* **DIRECTIVE**:
Every line from the one holding "Output the component" through the one holding "import * as" should be returned exactly, both included; the pictures should not.
Start of RECORDED INFORMATION
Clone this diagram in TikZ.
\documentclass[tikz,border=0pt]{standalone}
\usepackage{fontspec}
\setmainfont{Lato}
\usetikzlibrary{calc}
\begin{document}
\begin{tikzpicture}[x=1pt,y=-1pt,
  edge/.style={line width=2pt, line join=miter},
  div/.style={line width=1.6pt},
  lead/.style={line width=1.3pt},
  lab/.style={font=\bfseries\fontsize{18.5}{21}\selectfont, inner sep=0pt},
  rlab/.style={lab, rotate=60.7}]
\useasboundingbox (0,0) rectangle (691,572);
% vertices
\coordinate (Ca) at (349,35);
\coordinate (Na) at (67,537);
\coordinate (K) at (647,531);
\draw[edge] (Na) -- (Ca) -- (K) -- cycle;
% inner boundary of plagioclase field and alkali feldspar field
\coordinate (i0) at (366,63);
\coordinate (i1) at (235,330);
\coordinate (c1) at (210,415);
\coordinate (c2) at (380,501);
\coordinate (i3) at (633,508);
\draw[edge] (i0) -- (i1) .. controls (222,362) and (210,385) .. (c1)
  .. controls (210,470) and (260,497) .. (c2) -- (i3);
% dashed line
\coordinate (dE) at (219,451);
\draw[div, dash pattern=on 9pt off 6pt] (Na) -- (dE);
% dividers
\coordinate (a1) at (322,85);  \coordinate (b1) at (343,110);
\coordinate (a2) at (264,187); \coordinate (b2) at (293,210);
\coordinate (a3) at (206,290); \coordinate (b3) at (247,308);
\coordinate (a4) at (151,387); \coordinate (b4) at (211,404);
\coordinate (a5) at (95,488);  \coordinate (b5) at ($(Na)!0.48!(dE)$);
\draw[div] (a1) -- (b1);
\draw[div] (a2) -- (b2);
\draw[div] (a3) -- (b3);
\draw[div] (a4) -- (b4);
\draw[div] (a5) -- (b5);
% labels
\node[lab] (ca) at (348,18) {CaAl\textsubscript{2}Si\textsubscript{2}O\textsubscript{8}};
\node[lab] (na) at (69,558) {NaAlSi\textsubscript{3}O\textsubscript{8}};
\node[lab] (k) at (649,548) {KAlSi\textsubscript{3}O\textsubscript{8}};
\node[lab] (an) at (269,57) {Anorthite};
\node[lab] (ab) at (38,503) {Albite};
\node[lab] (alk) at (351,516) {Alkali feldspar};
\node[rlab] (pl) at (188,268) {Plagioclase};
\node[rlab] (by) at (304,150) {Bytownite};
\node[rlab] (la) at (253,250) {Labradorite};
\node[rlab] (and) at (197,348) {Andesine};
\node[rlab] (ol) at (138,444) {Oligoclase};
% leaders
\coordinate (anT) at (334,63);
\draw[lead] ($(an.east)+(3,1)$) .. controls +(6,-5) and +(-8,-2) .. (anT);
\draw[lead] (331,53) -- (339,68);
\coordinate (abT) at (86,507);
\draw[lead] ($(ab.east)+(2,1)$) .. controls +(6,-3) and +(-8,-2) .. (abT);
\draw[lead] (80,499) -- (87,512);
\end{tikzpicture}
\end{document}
End of RECORDED INFORMATION
Start of RECORDED INFORMATION
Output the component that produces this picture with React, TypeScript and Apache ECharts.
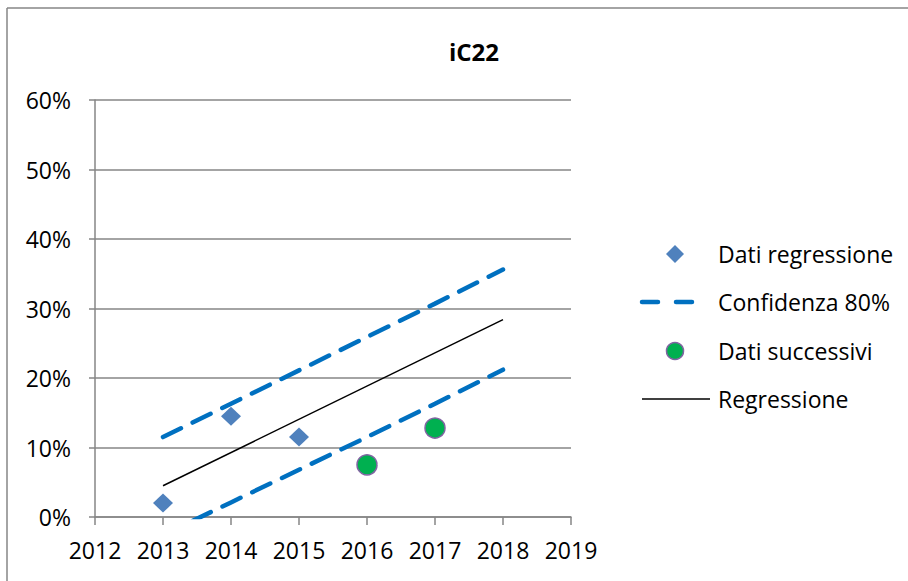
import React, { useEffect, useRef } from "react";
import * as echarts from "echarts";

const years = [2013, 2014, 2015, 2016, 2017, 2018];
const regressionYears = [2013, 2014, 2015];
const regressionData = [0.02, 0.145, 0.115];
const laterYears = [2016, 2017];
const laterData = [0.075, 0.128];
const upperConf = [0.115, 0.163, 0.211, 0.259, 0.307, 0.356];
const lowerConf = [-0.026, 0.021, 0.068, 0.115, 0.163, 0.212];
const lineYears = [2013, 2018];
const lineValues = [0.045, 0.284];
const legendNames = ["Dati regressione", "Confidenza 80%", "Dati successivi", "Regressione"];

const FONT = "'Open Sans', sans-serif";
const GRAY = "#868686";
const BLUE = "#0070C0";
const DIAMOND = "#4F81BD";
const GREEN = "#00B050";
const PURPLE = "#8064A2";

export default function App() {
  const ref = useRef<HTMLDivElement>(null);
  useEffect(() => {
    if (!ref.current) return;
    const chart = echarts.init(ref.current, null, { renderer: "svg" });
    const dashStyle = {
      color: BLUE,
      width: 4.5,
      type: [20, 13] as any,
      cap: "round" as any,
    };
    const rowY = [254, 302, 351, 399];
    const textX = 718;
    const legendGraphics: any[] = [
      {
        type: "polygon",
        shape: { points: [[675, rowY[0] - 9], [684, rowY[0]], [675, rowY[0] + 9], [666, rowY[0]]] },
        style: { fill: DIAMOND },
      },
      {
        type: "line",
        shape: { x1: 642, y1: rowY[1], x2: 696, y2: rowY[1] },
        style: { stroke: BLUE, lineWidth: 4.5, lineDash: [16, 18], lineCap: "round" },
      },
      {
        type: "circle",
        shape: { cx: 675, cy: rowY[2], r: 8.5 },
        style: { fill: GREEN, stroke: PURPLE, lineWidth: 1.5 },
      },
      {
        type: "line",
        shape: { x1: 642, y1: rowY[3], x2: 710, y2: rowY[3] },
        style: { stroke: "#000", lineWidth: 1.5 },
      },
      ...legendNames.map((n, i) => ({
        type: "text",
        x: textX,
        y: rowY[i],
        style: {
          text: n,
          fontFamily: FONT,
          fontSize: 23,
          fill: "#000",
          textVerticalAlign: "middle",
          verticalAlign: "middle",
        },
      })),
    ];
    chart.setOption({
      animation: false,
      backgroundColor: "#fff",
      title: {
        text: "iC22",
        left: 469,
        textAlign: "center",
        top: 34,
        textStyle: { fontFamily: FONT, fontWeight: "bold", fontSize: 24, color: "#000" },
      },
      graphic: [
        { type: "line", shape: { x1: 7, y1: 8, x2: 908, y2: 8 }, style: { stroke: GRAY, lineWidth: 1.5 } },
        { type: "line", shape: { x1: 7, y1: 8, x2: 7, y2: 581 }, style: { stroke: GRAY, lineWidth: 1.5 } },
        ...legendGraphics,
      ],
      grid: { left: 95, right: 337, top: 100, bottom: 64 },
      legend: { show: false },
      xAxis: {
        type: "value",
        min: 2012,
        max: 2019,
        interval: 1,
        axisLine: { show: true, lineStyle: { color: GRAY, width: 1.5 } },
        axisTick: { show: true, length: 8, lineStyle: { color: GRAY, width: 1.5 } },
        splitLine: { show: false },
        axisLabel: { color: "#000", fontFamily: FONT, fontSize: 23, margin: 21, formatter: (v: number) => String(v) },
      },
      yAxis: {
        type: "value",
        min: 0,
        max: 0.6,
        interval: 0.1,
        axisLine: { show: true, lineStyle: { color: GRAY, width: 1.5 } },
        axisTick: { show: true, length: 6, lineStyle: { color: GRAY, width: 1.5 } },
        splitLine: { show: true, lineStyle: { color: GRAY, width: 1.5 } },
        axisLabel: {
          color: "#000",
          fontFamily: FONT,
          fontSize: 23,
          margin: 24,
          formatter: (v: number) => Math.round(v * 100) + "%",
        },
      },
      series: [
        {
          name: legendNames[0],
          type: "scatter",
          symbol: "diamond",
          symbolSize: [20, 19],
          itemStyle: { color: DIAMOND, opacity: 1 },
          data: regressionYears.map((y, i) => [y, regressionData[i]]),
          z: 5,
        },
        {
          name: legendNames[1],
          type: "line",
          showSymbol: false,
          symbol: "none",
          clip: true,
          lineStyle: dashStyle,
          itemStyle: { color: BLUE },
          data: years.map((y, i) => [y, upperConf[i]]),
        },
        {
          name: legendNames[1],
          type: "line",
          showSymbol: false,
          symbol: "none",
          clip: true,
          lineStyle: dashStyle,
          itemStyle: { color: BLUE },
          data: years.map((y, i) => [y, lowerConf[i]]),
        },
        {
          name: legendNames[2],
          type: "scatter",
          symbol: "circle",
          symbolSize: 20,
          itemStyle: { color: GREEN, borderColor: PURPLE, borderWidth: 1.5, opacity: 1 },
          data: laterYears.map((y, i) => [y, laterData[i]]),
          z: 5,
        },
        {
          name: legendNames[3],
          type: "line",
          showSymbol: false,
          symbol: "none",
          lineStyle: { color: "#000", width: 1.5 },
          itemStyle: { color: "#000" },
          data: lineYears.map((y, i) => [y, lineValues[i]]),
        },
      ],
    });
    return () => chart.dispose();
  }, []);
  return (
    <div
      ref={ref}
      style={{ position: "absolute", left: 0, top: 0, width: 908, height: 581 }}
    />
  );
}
End of RECORDED INFORMATION
Start of RECORDED INFORMATION
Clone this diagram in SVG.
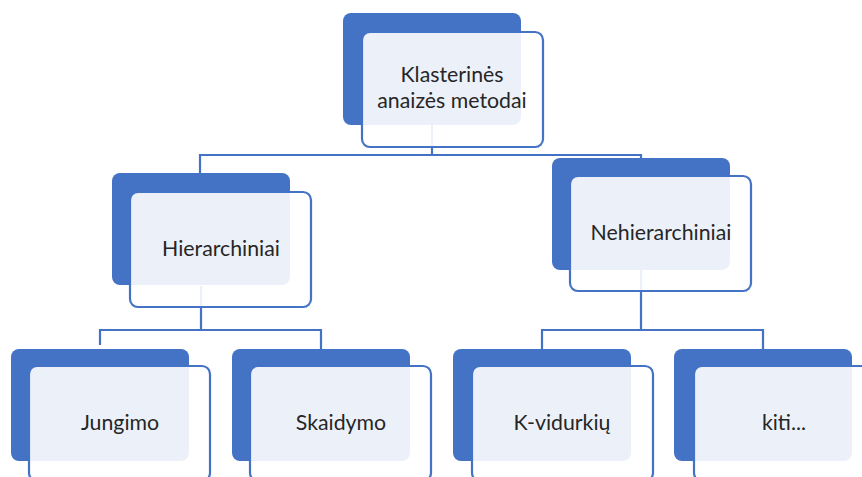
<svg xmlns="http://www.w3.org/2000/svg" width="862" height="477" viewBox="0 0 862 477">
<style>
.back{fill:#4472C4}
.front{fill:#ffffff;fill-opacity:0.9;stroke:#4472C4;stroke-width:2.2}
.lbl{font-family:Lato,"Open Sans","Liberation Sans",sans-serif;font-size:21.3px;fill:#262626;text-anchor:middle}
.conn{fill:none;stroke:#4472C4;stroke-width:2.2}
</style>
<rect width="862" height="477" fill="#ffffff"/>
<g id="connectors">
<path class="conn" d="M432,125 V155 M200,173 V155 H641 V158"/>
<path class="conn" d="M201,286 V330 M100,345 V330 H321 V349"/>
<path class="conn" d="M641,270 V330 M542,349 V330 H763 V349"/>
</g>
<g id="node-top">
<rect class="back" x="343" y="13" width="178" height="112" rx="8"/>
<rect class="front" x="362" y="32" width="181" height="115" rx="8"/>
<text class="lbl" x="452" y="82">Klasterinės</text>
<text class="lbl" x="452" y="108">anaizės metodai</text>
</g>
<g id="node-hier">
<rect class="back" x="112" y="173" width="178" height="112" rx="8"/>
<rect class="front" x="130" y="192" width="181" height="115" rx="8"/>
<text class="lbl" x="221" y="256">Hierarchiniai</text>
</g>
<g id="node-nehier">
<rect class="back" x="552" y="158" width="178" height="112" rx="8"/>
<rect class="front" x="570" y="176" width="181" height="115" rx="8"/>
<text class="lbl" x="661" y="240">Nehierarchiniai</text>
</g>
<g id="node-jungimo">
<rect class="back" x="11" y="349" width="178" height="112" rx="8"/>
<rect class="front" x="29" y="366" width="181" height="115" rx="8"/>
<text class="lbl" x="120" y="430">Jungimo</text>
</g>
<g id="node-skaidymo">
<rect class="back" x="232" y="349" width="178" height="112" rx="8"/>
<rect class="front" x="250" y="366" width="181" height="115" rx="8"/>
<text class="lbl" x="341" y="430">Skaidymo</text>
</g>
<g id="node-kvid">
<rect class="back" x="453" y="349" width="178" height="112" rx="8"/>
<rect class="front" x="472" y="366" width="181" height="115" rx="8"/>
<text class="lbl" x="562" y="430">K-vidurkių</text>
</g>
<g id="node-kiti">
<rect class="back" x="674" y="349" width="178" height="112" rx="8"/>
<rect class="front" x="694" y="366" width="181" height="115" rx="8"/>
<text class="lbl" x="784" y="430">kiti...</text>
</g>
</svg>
End of RECORDED INFORMATION
* **SOLUTION TO THIS PROBLEM**:
Output the component that produces this picture with React, TypeScript and Apache ECharts.
import React, { useEffect, useRef } from "react";
import * as echarts from "echarts";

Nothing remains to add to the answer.